Gentlemen, give small business a chance and it will weather the storm. If you put this wage increase on it, it is going to be the beginning of a spiral to raise wages in every field, and you know it. Some of the economists say it is not true, but we have seen it work, those of us who have fooled around with the matters of this kind. It its not a theory.

If you pay your yardman 50 cents an hour, and you pay your chauffeur 60 cents, and you raise your yardman to 60 cents, your chauffeur has to get more or he will quit, and you know it.

I am not going to keep you, because you have been too kind.

I also represent, in addition to the Mobile Chamber of Commerce-and I had a telegram asking me to say something about the Brewton Chamber of Commerce. That is one of the strictly rural communities you gentlemen have spoken so much about.

I once had a fellow ask me if I would vote for him as superintendent. of a rural school, and I told him I thought the more rural it was the better school teacher he would be for it.

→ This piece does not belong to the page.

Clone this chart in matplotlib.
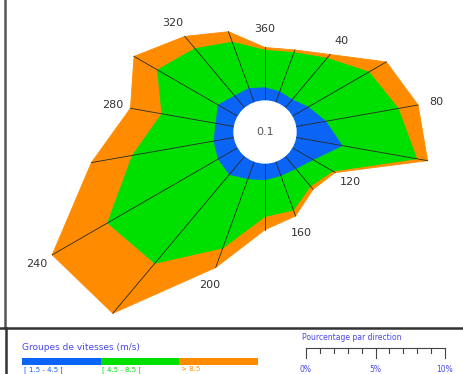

(The telegram referred to is as follows:)

Judge BEN B. TURNER,

Care Congressman Frank Boykin,

House Office Building, Washington, D. C.:

BREWTON, ALA.

Kindly accept authorization of membership Brewton Chamber of Commerce embracing most of big and small business in Brewton, for you to express their firm opposition to bill increasing minimum wage to 75 cents. Employers, especially in small business, strongly oppose compulsory future wage floor based on inflationary conditions.

E. M. LOVELACE, President.

We have plenty of communities all over the South, Louisiana and Texas, who depend for their livelihood upon men who work with timber and timber products, and they cannot make a living any other way; they do not know anything else, and they do not want to do anything else, but that argument will be taken care of by the gentleman who represents the pulpwood industry.

Before leaving, I would like to introduce some resolutions adopted by the Mobile Chamber of Commerce and by the Wholesale Dry Goods Institute in opposition to increasing the minimum wage. I think that is all, and I thank you very much.

Mr. LESINSKI. Thank you, Judge. Without objection, the resolutions will be made part of the record.